Note: We'll be discussing this on AM760 this morning between 7am-10am Colorado time (9am-12pm ET). Tune in on your local radio dial or at www.am760.net.
On the good side you have swing-state victories like the one we saw in Oregon, where voters approved two ballot measures raising taxes on their state's wealthiest residents and corporations. You also have a battle happening in the Colorado legislature, led by Democratic Gov. Bill Ritter and Democratic legislators, who are courageously pushing to suspend 13 tax subsidies and exemptions for corporate special interests (Listen to my Friday interview with Ritter about taxes starting at 28 minutes into this podcast - he threatens a veto of the regressive grocery tax corporate interests have been pushing as a replacement to Democrats' proposals).
But you also have states like Indiana, which, according to the Wall Street Journal, are looking to cap property taxes "despite cuts in fire, police and other local services the limits have caused."
These are big, transformative and much overdo skirmishes about what we as a society value - and do not value. And to know the stakes are high, just look at perhaps the single most conservative, anti-tax and anti-government bastion in America - Colorado Springs.
The hometown of Focus on the Family, The Springs (as we call it out here in Colorado) is where the so-called Taxpayer Bill of Rights originated. TABOR, for those who don't know, prevents the state legislature from ever raising taxes, and forces massive spending cuts during times of recession. And now, as the Denver Post reports, the city - which has legislated much of the anti-tax fervor into municipal ordinance - has become a shining example of what happens to a community when conservatives' anti-tax policies are distilled into their most pure form:
COLORADO SPRINGS -- This tax-averse city is about to learn what it looks and feels like when budget cuts slash services most Americans consider part of the urban fabric.

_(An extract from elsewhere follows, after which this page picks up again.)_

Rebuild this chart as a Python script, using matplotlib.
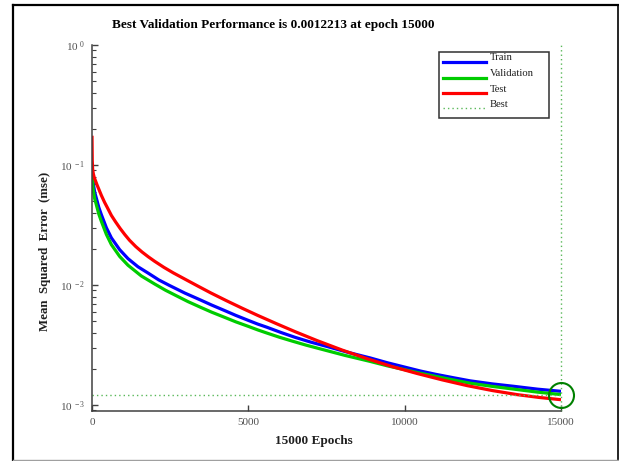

More than a third of the streetlights in Colorado Springs will go dark Monday. The police helicopters are for sale on the Internet. The city is dumping firefighting jobs, a vice team, burglary investigators, beat cops -- dozens of police and fire positions will go unfilled.
The parks department removed trash cans last week, replacing them with signs urging users to pack out their own litter.
Neighbors are encouraged to bring their own lawn mowers to local green spaces, because parks workers will mow them only once every two weeks. If that.
Water cutbacks mean most parks will be dead, brown turf by July; the flower and fertilizer budget is zero.
"I guess we're going to find out what the tolerance level is for people," said businessman Chuck Fowler, who is helping lead a private task force brainstorming for city budget fixes. "It's a new day."
The next time you hear a conservative prattle on about how much he/she hates taxes and how the solution to all problems in America is to cut taxes, remember Colorado Springs. It is the anti-tax zealot's nirvana - and it shows what America would look like if our politics continue to be dominated by the me-first, screw-everyone-else crowd and their tax-hating ways.